The other thing about House Of Leaves is its monumental physical size. My edition is what would be called a "trade paperback" in the UK, which means it's the same size as a big hardback. It's hard to see how it could be published in an edition any smaller than this and retain the typographical layout. The first photo below shows my edition next to the last two books on this list, a standard A-format small paperback (Picture Palace) and the slightly larger B-format (Lanark). So you can see that the current lockdown is the ideal time to tackle a book of this sort, as it would be almost impossible to transport anywhere with you without some serious supporting luggage (a rucksack, probably, as a minimum). In fact I see I mentioned House Of Leaves in precisely this context in an earlier post (note that the coyly-referred-to A-format paperback in my coat pocket was actually Under The Volcano). There are other side-effects of possessing a book of this size, not least that it has for some years been the benchmark for vertical spacing on my IKEA bookshelves.
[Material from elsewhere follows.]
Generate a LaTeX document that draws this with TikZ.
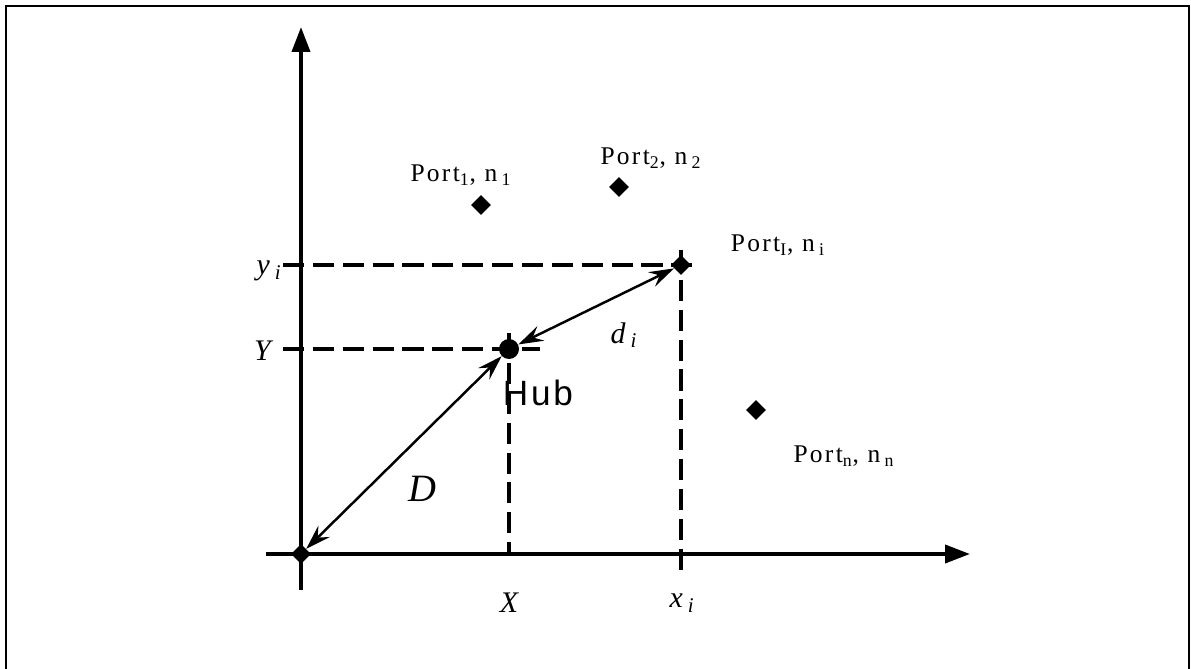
\documentclass[tikz,border=0pt]{standalone}
\usepackage{fontspec}
\setmainfont{Liberation Serif}
\newfontfamily\portfont[LetterSpace=9]{Liberation Serif}
\newfontfamily\hubfont[LetterSpace=8]{Liberation Sans}
\usetikzlibrary{arrows.meta, shapes.geometric}

\begin{document}
\begin{tikzpicture}[
    axis/.style={line width=2.2pt, -{Triangle[length=0.5cm, width=0.36cm]}},
    guide/.style={line width=2pt, dash pattern=on 12pt off 5pt},
    dist/.style={line width=1.4pt, {Stealth[length=0.5cm, width=0.32cm, inset=0.18cm]}-{Stealth[length=0.5cm, width=0.32cm, inset=0.18cm]}},
    port/.style={diamond, fill=black, inner sep=0pt, minimum size=0.4cm},
    hubdot/.style={circle, fill=black, inner sep=0pt, minimum size=0.4cm},
    portlabel/.style={font=\portfont\fontsize{14.5}{16}\selectfont, inner sep=0pt},
    coord/.style={font=\fontsize{17}{19}\selectfont\itshape, inner sep=0pt}
]
\useasboundingbox (-6.02,-2.28) rectangle (17.80,11.08);

% frame (open at the bottom)
\draw[line width=1.6pt] (-5.90,-2.40) -- (-5.90,10.96) -- (17.76,10.96) -- (17.76,-2.40);

% axes
\coordinate (xstart) at (-0.70,0);
\coordinate (xend) at (13.38,0);
\coordinate (ystart) at (0,-0.72);
\coordinate (yend) at (0,10.54);
\draw[axis] (xstart) -- (xend);
\draw[axis] (ystart) -- (yend);

% points
\node[port] (o) at (0,0) {};
\node[hubdot] (hub) at (4.16,4.10) {};
\node[port] (pi) at (7.60,5.78) {};
\node[port] (p1) at (3.60,6.98) {};
\node[port] (p2) at (6.36,7.34) {};
\node[port] (pn) at (9.10,2.88) {};

% projections
\coordinate (yiL) at (-0.36,5.78);
\coordinate (yiR) at (7.84,5.78);
\coordinate (YL) at (-0.36,4.10);
\coordinate (YR) at (4.78,4.10);
\coordinate (XT) at (4.16,4.42);
\coordinate (XB) at (4.16,0);
\coordinate (xiT) at (7.60,6.08);
\coordinate (xiB) at (7.60,-0.38);
\draw[guide] (yiL) -- (yiR);
\draw[guide] (YL) -- (YR);
\draw[guide] (XT) -- (XB);
\draw[guide] (xiT) -- (xiB);

% distances
\draw[dist] (o) -- (hub);
\draw[dist] (hub) -- (pi);

% labels
\node[coord, anchor=east] (lyi) at (-0.38,5.66) {y\,\textsubscript{i}};
\node[coord, anchor=east] (lY) at (-0.60,4.06) {Y};
\node[coord] (lX) at (4.16,-0.98) {X};
\node[coord] (lxi) at (7.62,-0.98) {x\,\textsubscript{i}};
\node[coord, font=\fontsize{22}{25}\selectfont\itshape] (lD) at (2.42,1.30) {D};
\node[coord] (ldi) at (6.46,4.38) {d\,\textsubscript{i}};
\node[font=\hubfont\fontsize{20}{24}\selectfont, inner sep=0pt] (lhub) at (4.74,3.22) {Hub};

\node[portlabel] (lp1) at (3.20,7.58) {Port\textsubscript{1}, n\,\textsubscript{1}};
\node[portlabel] (lp2) at (7.00,7.92) {Port\textsubscript{2}, n\,\textsubscript{2}};
\node[portlabel] (lpi) at (9.54,6.18) {Port\textsubscript{I}, n\,\textsubscript{i}};
\node[portlabel] (lpn) at (10.86,1.96) {Port\textsubscript{n}, n\,\textsubscript{n}};

\end{tikzpicture}
\end{document}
Anyway, enough of this. House Of Leaves is simultaneously brilliant, thrilling, utterly bonkers, absurd, flawed, impractically huge, and while it's certainly not for everyone I thoroughly recommend it to anyone with the slightest interest in experimental fiction. Plus the physical workout incurred while reading it will give you biceps like Arnie.

Finally: this is the third book on this list to include the word "leaves" in the title (A Fringe Of Leaves and The Leaves On Grey are the other two) and the second to begin "House Of" (House Of Sand And Fog being the other).